A teenager who fatally shot four classmates two years ago at his high school outside Detroit was sentenced to life in prison without parole on Friday, following hours of harrowing testimony from his victims’ grieving family members and friends.
Ethan Crumbley was 15 years old when he opened fire at Oxford High School on Nov. 30, 2021, with a semi-automatic handgun his father had bought him as a Christmas gift days earlier. Six other students and a teacher were also wounded.
Crumbley’s parents have also been charged with involuntary manslaughter in connection with the shooting, in one of the first U.S. cases that seeks to hold parents accountable for their child’s school shooting.
Oakland County Circuit Judge Kwame Rowe rejected defense lawyers’ request for the possibility of parole, calling the massacre a “true act of terrorism.”
“This act involved extensive planning, extensive research, and he executed on every last one of the things he planned,” Rowe said.

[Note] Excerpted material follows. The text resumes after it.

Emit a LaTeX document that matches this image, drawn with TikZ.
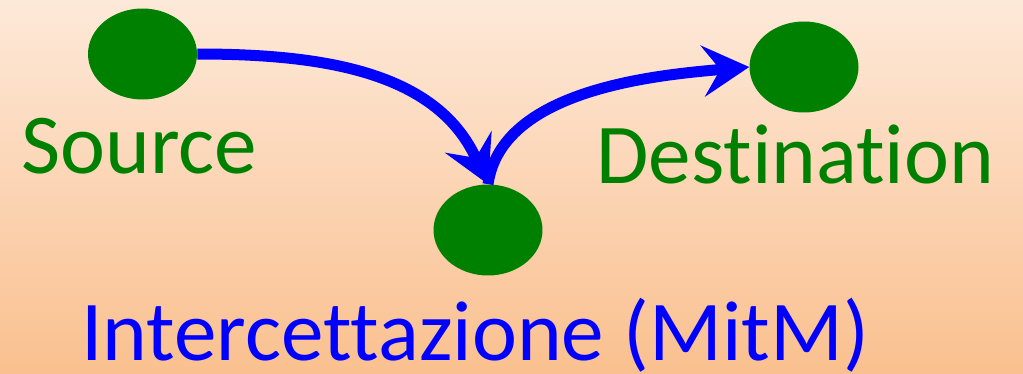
\documentclass[tikz,border=0pt]{standalone}
\usepackage{fontspec}
\setmainfont{Carlito}[Ligatures={NoCommon}]
\usetikzlibrary{arrows.meta,shapes.geometric}
\definecolor{peachtop}{HTML}{FDE9D9}
\definecolor{peachbot}{HTML}{FAC08F}
\definecolor{hostgreen}{HTML}{008000}
\definecolor{flowblue}{HTML}{0000FF}
\tikzset{
  host/.style={ellipse,fill=hostgreen,draw=none,minimum width=2.18cm,minimum height=1.82cm,inner sep=0pt},
  flow/.style={draw=flowblue,line width=0.22cm,
    -{Stealth[length=0.94cm,width=1.04cm,inset=0.36cm,line width=0pt]}},
  tag/.style={anchor=base west,inner sep=0pt}
}
\begin{document}
\begin{tikzpicture}[x=0.02cm,y=0.02cm,font=\fontsize{48.5pt}{58pt}\selectfont]
  \shade[top color=peachtop,bottom color=peachbot] (0,0) rectangle (1023,373);
  \useasboundingbox (0,0) rectangle (1023,373);
  \node[host] (src) at (142.5,319) {};
  \node[host] (mitm) at (488,143) {};
  \node[host] (dst) at (804,306) {};
  \node[tag,text=hostgreen] (srclab) at (21,200) {Source};
  \node[tag,text=hostgreen] (dstlab) at (596,190) {Destination};
  \node[tag,text=flowblue] (mitmlab) at (81,13) {Intercettazione (MitM)};
  \draw[flow] (src.east) to[out=0,in=115] (mitm.north);
  \draw[flow] (mitm.north) to[out=82,in=185,looseness=0.85] (dst.west);
\end{tikzpicture}
\end{document}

Crumbley addressed the judge briefly, taking responsibility for his actions and promising to work on becoming a better person, regardless of his sentence.
“All I want is for the people I hurt to have a final sense of culpability that justice has been served,” he said.
Over the course of more than four hours, relatives of the victims and survivors of the attack detailed their daily struggles to move past the shooting. Some students said they grow uncontrollably anxious in crowded or enclosed spaces; others described having trouble maintaining friendships or attending class.